**Short task**
Below is a block of records; return all of them exactly, but without the images.

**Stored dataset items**
──────────

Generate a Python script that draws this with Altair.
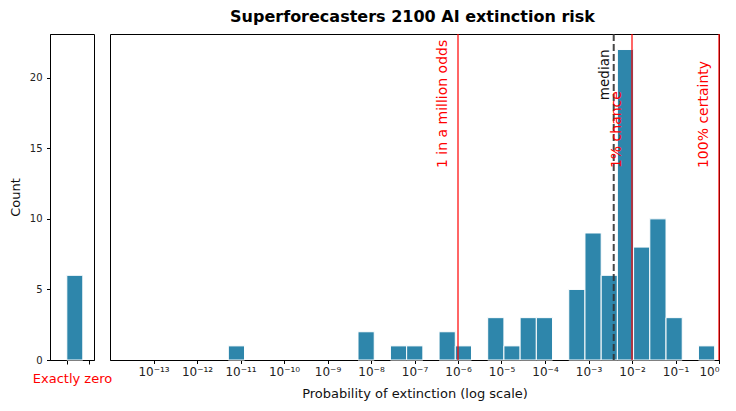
import altair as alt
import numpy as np
import pandas as pd

# ---- data ----
# 30 logarithmic bins between the smallest and largest non-zero forecast
log_min, log_max, n_bins = -11.28, -0.10, 30
counts = [1, 0, 0, 0, 0, 0, 0, 0, 2, 0,
          1, 1, 0, 2, 1, 0, 3, 1, 3, 3,
          0, 5, 9, 6, 22, 8, 10, 3, 0, 1]
zero_count = 6
median_value = 0.0038
ref_values = [1e-6, 1e-2, 1e0]
ref_labels = ["1 in a million odds", "1% chance", "100% certainty"]
tick_values = [10.0 ** k for k in range(-13, 1)]
tick_labels = ["10⁻¹³", "10⁻¹²", "10⁻¹¹", "10⁻¹⁰", "10⁻⁹", "10⁻⁸", "10⁻⁷",
               "10⁻⁶", "10⁻⁵", "10⁻⁴", "10⁻³", "10⁻²", "10⁻¹", "10⁰"]

edges = np.linspace(log_min, log_max, n_bins + 1)
hist = pd.DataFrame({"lo": 10 ** edges[:-1], "hi": 10 ** edges[1:], "count": counts})
hist = hist[hist["count"] > 0]
zero_df = pd.DataFrame({"lo": [0.0], "hi": [1.0], "count": [zero_count]})
refs = pd.DataFrame({"x": ref_values, "label": ref_labels, "y": [13.6] * 3})
med = pd.DataFrame({"x": [median_value], "label": ["median"], "y": [22.0]})

BAR = "#2e86ab"
FONT = "DejaVu Sans"
H = 326
ydom = [0, 23.1]

label_expr = "[" + ",".join("'%s'" % t for t in tick_labels) + "][round(log(datum.value)/LN10)+13]"

left = alt.Chart(zero_df).mark_bar(color=BAR, stroke="white", strokeWidth=1).encode(
    x=alt.X("lo:Q", scale=alt.Scale(domain=[-1.05, 1.7], nice=False, zero=False),
            axis=alt.Axis(values=[0, 1.4], labels=False, grid=False, tickSize=4,
                          title="Exactly zero", titleColor="red", titleFontSize=13,
                          titleFontWeight="normal", titlePadding=8)),
    x2="hi:Q",
    y=alt.Y("count:Q", scale=alt.Scale(domain=ydom, nice=False),
            axis=alt.Axis(values=[0, 5, 10, 15, 20], grid=False, tickSize=3.5,
                          labelPadding=4.5, title="Count", titleFontSize=13,
                          titleFontWeight="normal", titlePadding=7)),
    y2=alt.datum(0),
).properties(width=44, height=H)

xscale = alt.Scale(type="log", domain=[1e-14, 1], nice=False)

bars = alt.Chart(hist).mark_bar(color=BAR, stroke="white", strokeWidth=1).encode(
    x=alt.X("lo:Q", scale=xscale,
            axis=alt.Axis(values=tick_values, labelExpr=label_expr, grid=False,
                          tickSize=3.5, labelPadding=3, labelFontSize=12,
                          title="Probability of extinction (log scale)",
                          titleFontSize=13, titleFontWeight="normal", titlePadding=10)),
    x2="hi:Q",
    y=alt.Y("count:Q", scale=alt.Scale(domain=ydom, nice=False), axis=None),
    y2=alt.datum(0),
)

ref_rules = alt.Chart(refs).mark_rule(color="red", opacity=0.8, strokeWidth=1.5).encode(
    x=alt.X("x:Q", scale=xscale))

med_rule = alt.Chart(med).mark_rule(color="#333333", opacity=0.9, strokeWidth=2,
                                     strokeDash=[7, 3]).encode(
    x=alt.X("x:Q", scale=xscale))

ref_text = alt.Chart(refs).mark_text(angle=270, align="left", baseline="bottom",
                                     dy=-8, fontSize=14, color="red", font=FONT).encode(
    x=alt.X("x:Q", scale=xscale),
    y=alt.Y("y:Q", scale=alt.Scale(domain=ydom, nice=False)),
    text="label:N")

med_text = alt.Chart(med).mark_text(angle=270, align="right", baseline="bottom",
                                    dy=-1.5, fontSize=13.5, color="#111111", font=FONT).encode(
    x=alt.X("x:Q", scale=xscale),
    y=alt.Y("y:Q", scale=alt.Scale(domain=ydom, nice=False)),
    text="label:N")

main = alt.layer(bars, ref_rules, med_rule, ref_text, med_text).properties(width=609, height=H)

chart = alt.hconcat(left, main, spacing=16, bounds="flush").properties(
    title=alt.TitleParams("Superforecasters 2100 AI extinction risk", anchor="middle",
                          fontSize=16, fontWeight="bold", font=FONT, dx=48, offset=8,
                          color="black"),
    padding={"left": 0, "top": 0, "right": 0, "bottom": 0},
).configure_view(stroke="black", strokeWidth=1).configure_axis(
    domainColor="black", tickColor="black", labelColor="#222222", titleColor="#111111",
    labelFont=FONT, titleFont=FONT, labelFontSize=10,
).configure_text(font=FONT)

chart.save("out.html", embed_options={"renderer": "svg", "actions": False})
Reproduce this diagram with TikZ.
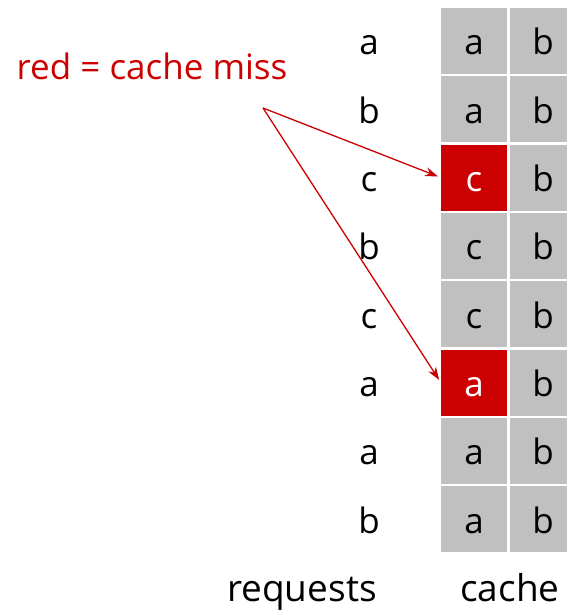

──────────

**Correct answer**
Generate a Python script that draws this with Altair.
import altair as alt
import numpy as np
import pandas as pd

# ---- data ----
# 30 logarithmic bins between the smallest and largest non-zero forecast
log_min, log_max, n_bins = -11.28, -0.10, 30
counts = [1, 0, 0, 0, 0, 0, 0, 0, 2, 0,
          1, 1, 0, 2, 1, 0, 3, 1, 3, 3,
          0, 5, 9, 6, 22, 8, 10, 3, 0, 1]
zero_count = 6
median_value = 0.0038
ref_values = [1e-6, 1e-2, 1e0]
ref_labels = ["1 in a million odds", "1% chance", "100% certainty"]
tick_values = [10.0 ** k for k in range(-13, 1)]
tick_labels = ["10⁻¹³", "10⁻¹²", "10⁻¹¹", "10⁻¹⁰", "10⁻⁹", "10⁻⁸", "10⁻⁷",
               "10⁻⁶", "10⁻⁵", "10⁻⁴", "10⁻³", "10⁻²", "10⁻¹", "10⁰"]

edges = np.linspace(log_min, log_max, n_bins + 1)
hist = pd.DataFrame({"lo": 10 ** edges[:-1], "hi": 10 ** edges[1:], "count": counts})
hist = hist[hist["count"] > 0]
zero_df = pd.DataFrame({"lo": [0.0], "hi": [1.0], "count": [zero_count]})
refs = pd.DataFrame({"x": ref_values, "label": ref_labels, "y": [13.6] * 3})
med = pd.DataFrame({"x": [median_value], "label": ["median"], "y": [22.0]})

BAR = "#2e86ab"
FONT = "DejaVu Sans"
H = 326
ydom = [0, 23.1]

label_expr = "[" + ",".join("'%s'" % t for t in tick_labels) + "][round(log(datum.value)/LN10)+13]"

left = alt.Chart(zero_df).mark_bar(color=BAR, stroke="white", strokeWidth=1).encode(
    x=alt.X("lo:Q", scale=alt.Scale(domain=[-1.05, 1.7], nice=False, zero=False),
            axis=alt.Axis(values=[0, 1.4], labels=False, grid=False, tickSize=4,
                          title="Exactly zero", titleColor="red", titleFontSize=13,
                          titleFontWeight="normal", titlePadding=8)),
    x2="hi:Q",
    y=alt.Y("count:Q", scale=alt.Scale(domain=ydom, nice=False),
            axis=alt.Axis(values=[0, 5, 10, 15, 20], grid=False, tickSize=3.5,
                          labelPadding=4.5, title="Count", titleFontSize=13,
                          titleFontWeight="normal", titlePadding=7)),
    y2=alt.datum(0),
).properties(width=44, height=H)

xscale = alt.Scale(type="log", domain=[1e-14, 1], nice=False)

bars = alt.Chart(hist).mark_bar(color=BAR, stroke="white", strokeWidth=1).encode(
    x=alt.X("lo:Q", scale=xscale,
            axis=alt.Axis(values=tick_values, labelExpr=label_expr, grid=False,
                          tickSize=3.5, labelPadding=3, labelFontSize=12,
                          title="Probability of extinction (log scale)",
                          titleFontSize=13, titleFontWeight="normal", titlePadding=10)),
    x2="hi:Q",
    y=alt.Y("count:Q", scale=alt.Scale(domain=ydom, nice=False), axis=None),
    y2=alt.datum(0),
)

ref_rules = alt.Chart(refs).mark_rule(color="red", opacity=0.8, strokeWidth=1.5).encode(
    x=alt.X("x:Q", scale=xscale))

med_rule = alt.Chart(med).mark_rule(color="#333333", opacity=0.9, strokeWidth=2,
                                     strokeDash=[7, 3]).encode(
    x=alt.X("x:Q", scale=xscale))

ref_text = alt.Chart(refs).mark_text(angle=270, align="left", baseline="bottom",
                                     dy=-8, fontSize=14, color="red", font=FONT).encode(
    x=alt.X("x:Q", scale=xscale),
    y=alt.Y("y:Q", scale=alt.Scale(domain=ydom, nice=False)),
    text="label:N")

med_text = alt.Chart(med).mark_text(angle=270, align="right", baseline="bottom",
                                    dy=-1.5, fontSize=13.5, color="#111111", font=FONT).encode(
    x=alt.X("x:Q", scale=xscale),
    y=alt.Y("y:Q", scale=alt.Scale(domain=ydom, nice=False)),
    text="label:N")

main = alt.layer(bars, ref_rules, med_rule, ref_text, med_text).properties(width=609, height=H)

chart = alt.hconcat(left, main, spacing=16, bounds="flush").properties(
    title=alt.TitleParams("Superforecasters 2100 AI extinction risk", anchor="middle",
                          fontSize=16, fontWeight="bold", font=FONT, dx=48, offset=8,
                          color="black"),
    padding={"left": 0, "top": 0, "right": 0, "bottom": 0},
).configure_view(stroke="black", strokeWidth=1).configure_axis(
    domainColor="black", tickColor="black", labelColor="#222222", titleColor="#111111",
    labelFont=FONT, titleFont=FONT, labelFontSize=10,
).configure_text(font=FONT)

chart.save("out.html", embed_options={"renderer": "svg", "actions": False})
Reproduce this diagram with TikZ.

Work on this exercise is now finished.